Я купалась в поту, но во рту пересохло, а в горло словно насыпали песку.
— Что разбудило вас?
— Вода, — я бессильно откинулась на кушетку.
— Какая вода?
— Вода, в которой тонешь.
Он помолчал. Я слышала его дыхание. Нет, то было мое дыхание. Учащенное, как после бега.

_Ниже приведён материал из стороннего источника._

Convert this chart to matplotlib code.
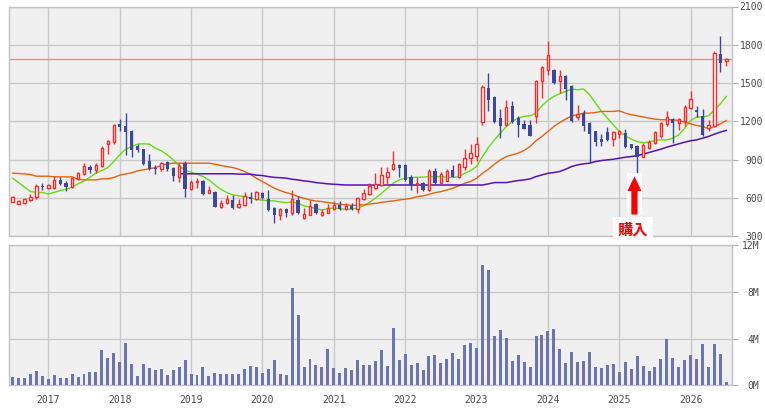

— Расскажите мне об этой воде.
И я рассказала ему.
— Совсем маленькой, в три или четыре года, родители повезли меня вместе со старшими сестрами в Техас, к дяде Джиму. Я помню, как мы долго ехали на поезде до Сент-Луиса, а потом пересели на другой поезд. Техас показался мне пустыней. Иссушенная, потрескавшаяся земля. Когда мы гуляли, я всегда держалась за руку отца. Я помню очень громкие раскаты грома и ливень, обрушившийся на землю. Мы ушли довольно далеко от дома дяди и промокли насквозь. Дядя Джим что-то кричал моему отцу, отец велел маме нести меня, а сам взял за руки моих сестер, они были старше, а вода уже заполнила пересохшие русла ручейков, в мгновение ока превратившихся в бурные реки. Мама споткнулась, уронила меня, тут же подхватила вновь, а я хотела быть с отцом, но он ушел вперед с сестрами, и вдруг стало так темно, что я уже их не видела, я боялась, что мои родители на найдут друг друга, и ревущей воды. Я не сомневалась, что кто-то умрет, и мне не хотелось, чтобы умирал папа, мама или я сама. А потом ливень прекратился так же внезапно, как и начался, остались лишь потоки быстро бегущей воды, и, слава Богу, мы увидели впереди дядю Джима, который успел сбегать домой и вернуться на пикапе-вездеходе. Мои сестры уже сидели в кабине, а отец бежал ко мне и маме. Под тем ливнем погибли четыре человека, трое из одной семьи, но мы все остались живы и добрались до дому промокшие и перепуганные. Но у меня до сих пор не укладывается в голове земля, превращающаяся в бурную реку.